AMAZING! Made these with my kiddos and they both had so much fun being apart of the process. AND— they also loved them! Already have another cracker dough ball fermenting overnight 🙂
So fantastic! This one checks all the boxes — quick, easy, very flavorful, and the instructions are excellent!
These crackers were so good!! My mother-in-law took most of them home with her when I made them because she loved them so much! The tanginess from the starter is awesome and I imagine you could pretty much change up the flavor to whatever you want!
Nom nom nom. I’m still looking for the optimal thickness and the baking time with my not-so-consistent oven but darn these crackers are delicious. Even if they get a bit darker from the edges or stay softer. Nom.
These crackers are so easy and taste delicious!

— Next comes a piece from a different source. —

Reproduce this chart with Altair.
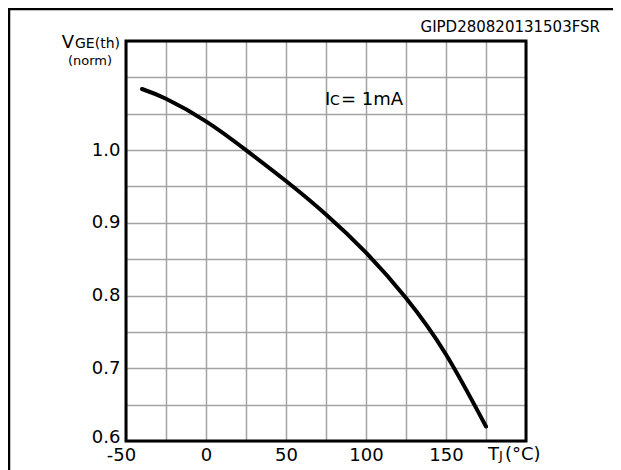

Such a fun way to use up discard and everyone that tried them raved about them!
Can you substitute olive oil for the butter in this recipe?
no, it needs to be a fat that is pretty much solid at room temperature. coconut oil could work.
These crackers are delicious! Made one batch, brought them to my grandkids who ate them up! Brought the rest to work, where they were gobbled up immediately! I’m surprised how subtle a flavor rosemary adds to baking! Love it-thanks!
These crackers are amazing! Love the sourdough flavor that comes through. We’ve made them with and without rosemary, just phenomenal! 🤌🏻
Fantastic taste and easy to make! I love Simple Mills rosemary sea salt crackers and was looking for something that would allow me to replicate them. This is the recipe! I decided to make an AP batch and an almond flour batch. Needed to add more flour to the almond batch, but both turned out great.
I was on the hunt for a sourdough discard cracker recipe and this is hands down soooo good and love how detailed and simple the instructions are. I did half without rosemary for my littles and added rosemary to half during the kneading.
I’m so glad you loved the recipe! Such a great snack for the kiddos!
I love these crackers. I am going to make them for my 10 month old tomorrow- these will be her first go at a cracker as well as her first wheat product. I’m excited!
I love this! I hope your little one enjoyed them!